The first induction was section 298A in 1980 that sought to punish any derogatory remarks against any wife (ummul momineen), members of family (ahle-e-bait), first four caliphs (khulfa-e-rashideen) or companions (sahaba) of Prophet Mohammad (PBUH) with three years of imprisonment and fine or both. This section, prima facie, aims to deal with inter-sectarian issues and hate speech. However, 1980 was the year when Zia planted militant sectarian organisations of Sunni background after a reaction from the Shia community against the Zakat and Ushr Ordinance. The apparent intent of this law was contrary to his action. The Iranian Revolution was just one year old and the anxiety of the neighbouring dictatorship under Zia could be the reason for legislation on sectarian lines. The other noticeable aspect is that the Prophet Mohammad’s (PBUH) respect was not yet considered for legislation till this time, in fact his third year in power.

The second induction was 295B in 1982 that dealt with the offence of defiling of the Holy Quran, which was punishable with a life sentence. There is no evidence that any situation demanded this law to be promulgated.
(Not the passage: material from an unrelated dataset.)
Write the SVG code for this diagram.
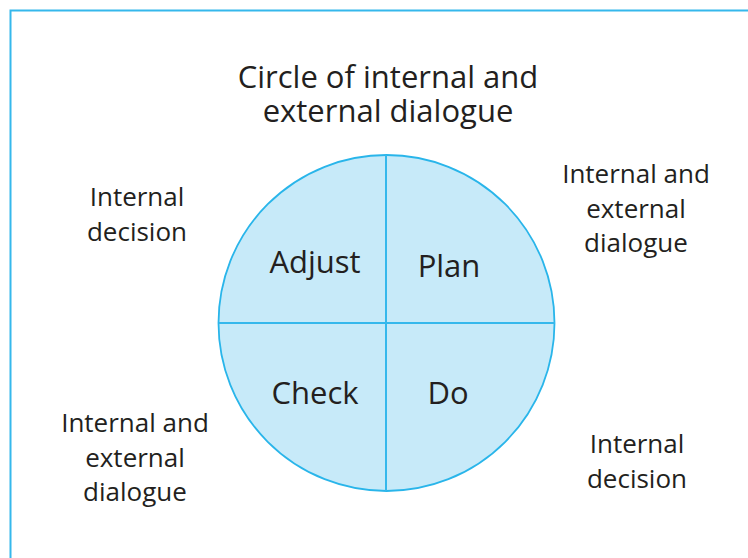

Sections 298B and 298C came in 1984, which banned misuse of Islamic epithets, etc., reserved for Muslims and calling himself a Muslim or preaching or propagating his faith by any person belonging to the Ahmedi faith. These two amendments came in the 10th year after parliament lead by Mr Zulfikar Ali Bhutto declared Ahmedis non-Muslims. Zia wanted not only to appease certain clerics but also wanted to show that he could compete or rather go further than Bhutto in persecution of the Ahmedis. Majlis-e-Khatm-e-Nabuwat claimed these laws coming into existence as their victory later on, which means they must have made some contribution to this portion of the blasphemy laws.

The most abused section, 295C, dealing with the use of derogatory remarks, etc., in respect of Prophet Muhammad (PBUH), was the latest addition in 1986. While Mohammad Ismail Qureshi, a lawyer of Majlis-e-Khatm-e-Nabuwat claimed responsibility for the draft, a Jamat-e-Islami member of the National Assembly moved the bill in parliament. It carried the death sentence or life imprisonment as punishment. The Federal Shariat Court in 1991 cancelled the option of life imprisonment after a petition asking for the same.

The people are made to believe that it is only section 295C that the clerics are trying to protect, whereas these laws incrementally inducted in the penal code show an irrational pattern and order as far as respect of the personage the laws sought to protect is concerned. If the Sharia was clear on the subject, why was it not known on the very first instance of legislation? Section 295C should have come first, not last.

Dozens of innocent lives lost, properties looted, housed set alight, people displaced, uncalled for rigours of prolonged litigation and years of detention took place and thousands of people have suffered due to these laws. These incidents are blots on our justice system and conscience as a nation, something that the independent and free judiciary should look into, but not to the disadvantage of the already suffering masses.

It is time that Pakistanis should move to ‘understand’ not only the laws and policies that govern them but also their consequences. The consequences that we have seen, over and over again, are in the form of religiously motivated lawlessness. True that the laws have had extremely adverse effects on religious minorities, but Muslims too have suffered under these laws in huge numbers. Can any democratically elected government allow citizens to be kept hostage to the whims of a handful of organisations trying to keep people blind to the facts in the name of faith? If so, can they even justify their claim about working to eliminate extremism from the country?

The bill moved by Sherry Rehman has brought an opportunity to rationalise the blasphemy laws. The government and opposition parties can even try and improve the bill by their input in parliament. There is no doubt that the future of this bill holds the key not only to the environment of religious freedom for all citizens but also to the future of democratic development.